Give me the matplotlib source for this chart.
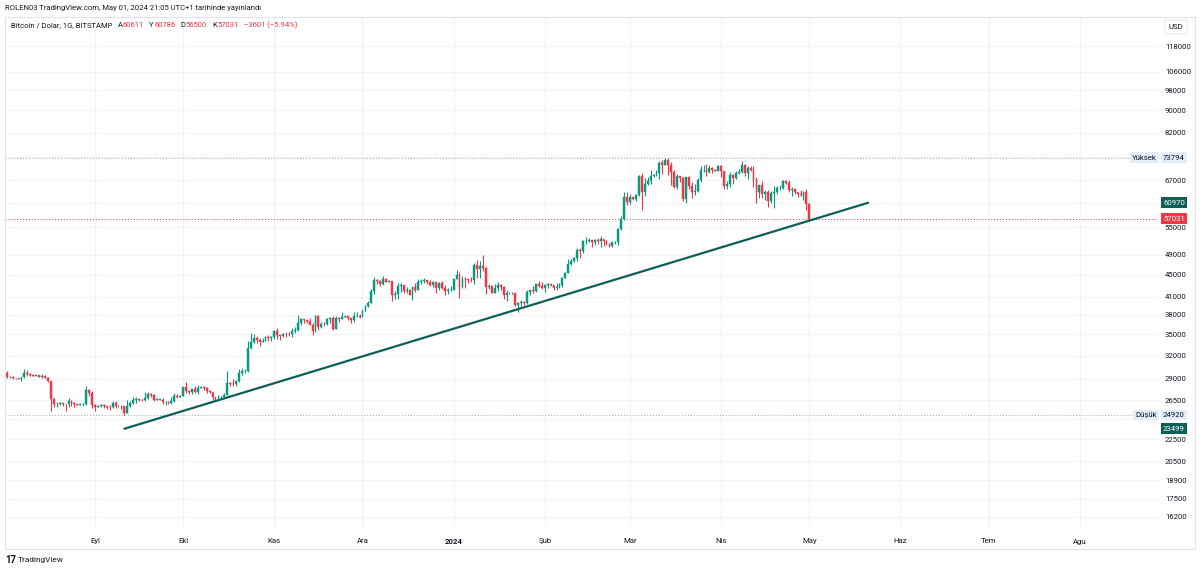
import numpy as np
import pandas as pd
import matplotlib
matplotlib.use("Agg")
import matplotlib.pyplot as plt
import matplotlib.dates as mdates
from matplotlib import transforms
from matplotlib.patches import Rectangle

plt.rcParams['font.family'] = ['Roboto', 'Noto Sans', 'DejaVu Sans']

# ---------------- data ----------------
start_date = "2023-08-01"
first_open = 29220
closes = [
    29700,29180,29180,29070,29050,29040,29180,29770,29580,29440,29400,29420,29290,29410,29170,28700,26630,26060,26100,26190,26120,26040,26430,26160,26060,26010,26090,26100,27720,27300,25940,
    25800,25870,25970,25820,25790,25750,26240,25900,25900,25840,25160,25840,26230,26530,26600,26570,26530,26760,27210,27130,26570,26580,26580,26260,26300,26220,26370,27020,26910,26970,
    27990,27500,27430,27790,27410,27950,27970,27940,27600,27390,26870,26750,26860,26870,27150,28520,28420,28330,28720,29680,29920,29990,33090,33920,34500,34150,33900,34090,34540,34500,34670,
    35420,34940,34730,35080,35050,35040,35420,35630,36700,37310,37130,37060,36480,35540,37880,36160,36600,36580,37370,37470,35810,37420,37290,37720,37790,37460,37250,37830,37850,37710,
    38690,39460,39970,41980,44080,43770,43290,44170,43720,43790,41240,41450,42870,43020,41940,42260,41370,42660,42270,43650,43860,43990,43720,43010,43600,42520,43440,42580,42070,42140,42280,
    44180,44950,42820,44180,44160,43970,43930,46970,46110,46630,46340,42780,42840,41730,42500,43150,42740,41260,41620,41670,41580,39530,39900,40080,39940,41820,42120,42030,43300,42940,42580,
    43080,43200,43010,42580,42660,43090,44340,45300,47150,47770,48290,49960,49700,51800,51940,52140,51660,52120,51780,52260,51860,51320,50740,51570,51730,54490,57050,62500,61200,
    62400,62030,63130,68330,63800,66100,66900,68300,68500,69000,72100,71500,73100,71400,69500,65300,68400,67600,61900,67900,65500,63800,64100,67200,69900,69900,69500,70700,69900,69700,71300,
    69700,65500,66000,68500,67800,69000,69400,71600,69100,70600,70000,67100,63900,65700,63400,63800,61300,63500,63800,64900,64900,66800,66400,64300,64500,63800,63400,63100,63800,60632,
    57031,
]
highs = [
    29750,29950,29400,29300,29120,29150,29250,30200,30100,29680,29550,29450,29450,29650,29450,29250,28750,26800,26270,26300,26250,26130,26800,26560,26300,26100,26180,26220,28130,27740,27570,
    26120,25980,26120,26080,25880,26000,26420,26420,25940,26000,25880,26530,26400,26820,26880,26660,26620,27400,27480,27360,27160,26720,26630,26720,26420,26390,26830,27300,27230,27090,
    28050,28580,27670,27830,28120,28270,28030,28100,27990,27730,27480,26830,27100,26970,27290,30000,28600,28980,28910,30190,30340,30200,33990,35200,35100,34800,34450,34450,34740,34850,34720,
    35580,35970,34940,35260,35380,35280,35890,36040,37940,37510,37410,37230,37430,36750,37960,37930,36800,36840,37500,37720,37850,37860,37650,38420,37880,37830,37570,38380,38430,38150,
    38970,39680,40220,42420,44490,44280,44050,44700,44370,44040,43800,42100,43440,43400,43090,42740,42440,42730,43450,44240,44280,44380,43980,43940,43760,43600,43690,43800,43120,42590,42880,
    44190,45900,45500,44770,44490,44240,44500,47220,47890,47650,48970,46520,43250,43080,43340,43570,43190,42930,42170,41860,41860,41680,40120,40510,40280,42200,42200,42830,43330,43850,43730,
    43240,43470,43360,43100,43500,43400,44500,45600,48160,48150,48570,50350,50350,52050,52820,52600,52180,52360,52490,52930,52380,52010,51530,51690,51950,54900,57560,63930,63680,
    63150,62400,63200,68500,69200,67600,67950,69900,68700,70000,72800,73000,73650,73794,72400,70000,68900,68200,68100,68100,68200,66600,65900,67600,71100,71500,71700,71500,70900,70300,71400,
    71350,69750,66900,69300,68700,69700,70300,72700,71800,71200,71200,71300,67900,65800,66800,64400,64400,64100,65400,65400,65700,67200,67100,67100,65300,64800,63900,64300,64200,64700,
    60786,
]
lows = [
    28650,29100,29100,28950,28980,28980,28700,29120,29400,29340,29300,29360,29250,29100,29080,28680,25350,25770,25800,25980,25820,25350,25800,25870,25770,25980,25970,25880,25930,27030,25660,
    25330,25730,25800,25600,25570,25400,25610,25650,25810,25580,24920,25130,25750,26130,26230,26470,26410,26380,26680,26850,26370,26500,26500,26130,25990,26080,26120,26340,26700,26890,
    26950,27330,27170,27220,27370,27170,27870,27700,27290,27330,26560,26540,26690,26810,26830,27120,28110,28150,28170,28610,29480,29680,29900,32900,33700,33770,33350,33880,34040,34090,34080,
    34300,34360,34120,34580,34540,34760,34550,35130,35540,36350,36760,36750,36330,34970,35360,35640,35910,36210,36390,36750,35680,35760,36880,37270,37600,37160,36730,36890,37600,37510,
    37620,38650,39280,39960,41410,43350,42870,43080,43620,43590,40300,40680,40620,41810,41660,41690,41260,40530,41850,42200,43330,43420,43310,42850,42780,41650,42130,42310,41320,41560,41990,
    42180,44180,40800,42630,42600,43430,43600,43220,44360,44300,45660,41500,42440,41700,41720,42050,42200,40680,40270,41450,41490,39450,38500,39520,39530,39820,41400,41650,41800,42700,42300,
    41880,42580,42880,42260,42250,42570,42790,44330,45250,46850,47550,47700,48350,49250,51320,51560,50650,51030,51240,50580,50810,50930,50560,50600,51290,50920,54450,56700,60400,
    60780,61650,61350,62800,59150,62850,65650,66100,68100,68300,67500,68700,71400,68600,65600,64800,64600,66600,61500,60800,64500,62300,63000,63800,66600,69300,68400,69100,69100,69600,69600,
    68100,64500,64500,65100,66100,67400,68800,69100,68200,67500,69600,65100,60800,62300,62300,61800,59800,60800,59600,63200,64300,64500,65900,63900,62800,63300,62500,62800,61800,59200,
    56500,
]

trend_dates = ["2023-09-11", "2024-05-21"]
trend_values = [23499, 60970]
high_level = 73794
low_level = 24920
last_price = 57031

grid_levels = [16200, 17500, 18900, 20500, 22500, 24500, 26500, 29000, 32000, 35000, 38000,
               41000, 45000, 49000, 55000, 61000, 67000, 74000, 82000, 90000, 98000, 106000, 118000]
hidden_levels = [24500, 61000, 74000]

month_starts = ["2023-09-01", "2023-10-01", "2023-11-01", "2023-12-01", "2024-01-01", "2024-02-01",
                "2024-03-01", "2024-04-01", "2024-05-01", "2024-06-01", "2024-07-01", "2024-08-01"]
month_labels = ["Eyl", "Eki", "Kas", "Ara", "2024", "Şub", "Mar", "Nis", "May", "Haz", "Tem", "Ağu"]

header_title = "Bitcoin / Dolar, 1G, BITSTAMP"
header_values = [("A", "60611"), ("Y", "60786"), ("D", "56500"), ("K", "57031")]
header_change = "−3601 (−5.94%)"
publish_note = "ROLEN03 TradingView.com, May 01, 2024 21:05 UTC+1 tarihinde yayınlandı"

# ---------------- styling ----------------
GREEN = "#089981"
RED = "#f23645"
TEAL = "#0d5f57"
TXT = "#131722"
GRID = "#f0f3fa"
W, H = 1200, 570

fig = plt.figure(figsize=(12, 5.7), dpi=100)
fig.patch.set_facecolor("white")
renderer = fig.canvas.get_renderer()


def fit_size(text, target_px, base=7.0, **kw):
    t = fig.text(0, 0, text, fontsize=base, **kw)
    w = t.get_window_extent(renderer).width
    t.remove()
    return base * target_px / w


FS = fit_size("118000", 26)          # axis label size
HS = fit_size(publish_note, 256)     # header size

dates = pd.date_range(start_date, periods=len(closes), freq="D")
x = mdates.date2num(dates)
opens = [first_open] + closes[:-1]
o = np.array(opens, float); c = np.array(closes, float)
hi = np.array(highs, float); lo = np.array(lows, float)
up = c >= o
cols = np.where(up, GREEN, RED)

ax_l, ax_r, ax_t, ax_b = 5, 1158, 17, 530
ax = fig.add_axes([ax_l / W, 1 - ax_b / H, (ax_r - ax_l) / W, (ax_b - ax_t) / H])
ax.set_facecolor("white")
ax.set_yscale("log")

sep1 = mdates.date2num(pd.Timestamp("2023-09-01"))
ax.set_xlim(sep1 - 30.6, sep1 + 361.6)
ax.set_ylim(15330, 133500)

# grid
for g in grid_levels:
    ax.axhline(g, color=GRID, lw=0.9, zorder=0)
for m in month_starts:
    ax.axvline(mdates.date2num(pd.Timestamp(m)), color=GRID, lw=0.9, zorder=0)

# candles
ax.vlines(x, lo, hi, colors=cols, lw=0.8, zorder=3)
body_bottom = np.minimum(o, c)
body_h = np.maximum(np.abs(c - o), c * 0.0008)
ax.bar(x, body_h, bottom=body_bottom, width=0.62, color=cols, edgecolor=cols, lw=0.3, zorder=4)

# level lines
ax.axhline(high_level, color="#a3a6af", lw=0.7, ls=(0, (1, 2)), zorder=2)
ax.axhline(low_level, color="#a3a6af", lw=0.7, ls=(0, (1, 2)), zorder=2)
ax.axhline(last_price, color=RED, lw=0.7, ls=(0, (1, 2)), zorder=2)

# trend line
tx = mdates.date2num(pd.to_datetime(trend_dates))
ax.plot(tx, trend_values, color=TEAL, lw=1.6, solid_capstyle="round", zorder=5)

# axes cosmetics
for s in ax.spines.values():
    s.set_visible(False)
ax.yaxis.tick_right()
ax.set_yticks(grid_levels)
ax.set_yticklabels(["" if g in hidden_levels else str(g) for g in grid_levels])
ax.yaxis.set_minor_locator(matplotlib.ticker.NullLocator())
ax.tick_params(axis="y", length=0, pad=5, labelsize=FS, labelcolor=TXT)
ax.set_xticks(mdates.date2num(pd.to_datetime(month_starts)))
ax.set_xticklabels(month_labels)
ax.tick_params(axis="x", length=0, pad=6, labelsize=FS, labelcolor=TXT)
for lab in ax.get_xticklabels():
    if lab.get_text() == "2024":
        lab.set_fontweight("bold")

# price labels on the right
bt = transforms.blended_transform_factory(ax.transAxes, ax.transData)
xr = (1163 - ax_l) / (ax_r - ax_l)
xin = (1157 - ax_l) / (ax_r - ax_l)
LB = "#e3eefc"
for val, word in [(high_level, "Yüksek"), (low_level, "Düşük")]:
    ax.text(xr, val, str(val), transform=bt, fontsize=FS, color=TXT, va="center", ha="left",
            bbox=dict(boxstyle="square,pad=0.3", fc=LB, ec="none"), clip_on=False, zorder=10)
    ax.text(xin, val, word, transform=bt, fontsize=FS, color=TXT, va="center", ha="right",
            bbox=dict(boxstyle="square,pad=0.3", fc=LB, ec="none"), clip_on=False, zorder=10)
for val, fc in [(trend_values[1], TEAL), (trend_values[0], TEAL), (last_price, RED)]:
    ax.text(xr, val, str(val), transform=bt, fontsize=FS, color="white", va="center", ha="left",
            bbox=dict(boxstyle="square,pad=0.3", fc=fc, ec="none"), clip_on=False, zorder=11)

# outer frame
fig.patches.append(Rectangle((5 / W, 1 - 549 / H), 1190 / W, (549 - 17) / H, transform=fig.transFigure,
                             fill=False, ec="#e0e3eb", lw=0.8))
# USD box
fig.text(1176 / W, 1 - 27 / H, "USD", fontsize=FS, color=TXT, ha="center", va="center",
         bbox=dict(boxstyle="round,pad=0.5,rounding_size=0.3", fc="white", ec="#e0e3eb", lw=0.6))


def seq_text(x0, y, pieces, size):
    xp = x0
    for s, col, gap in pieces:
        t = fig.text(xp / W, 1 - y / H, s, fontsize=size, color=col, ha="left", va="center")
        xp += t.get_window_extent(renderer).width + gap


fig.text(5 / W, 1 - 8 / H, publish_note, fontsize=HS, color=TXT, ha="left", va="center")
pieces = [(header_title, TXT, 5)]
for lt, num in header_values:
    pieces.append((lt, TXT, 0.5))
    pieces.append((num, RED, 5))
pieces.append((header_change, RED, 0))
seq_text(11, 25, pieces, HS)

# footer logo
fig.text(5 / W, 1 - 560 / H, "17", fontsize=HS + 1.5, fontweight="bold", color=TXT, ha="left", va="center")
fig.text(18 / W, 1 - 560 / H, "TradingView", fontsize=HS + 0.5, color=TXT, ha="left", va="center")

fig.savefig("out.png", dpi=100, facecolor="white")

--

# Exercise brief:
Please restate the material above line by line, exactly, beginning at its first line and ending with the line that contains "plt.rcParams['font.family'] = ['Roboto', 'Noto", without any pictures.

# The result:
Give me the matplotlib source for this chart.
import numpy as np
import pandas as pd
import matplotlib
matplotlib.use("Agg")
import matplotlib.pyplot as plt
import matplotlib.dates as mdates
from matplotlib import transforms
from matplotlib.patches import Rectangle

plt.rcParams['font.family'] = ['Roboto', 'Noto Sans', 'DejaVu Sans']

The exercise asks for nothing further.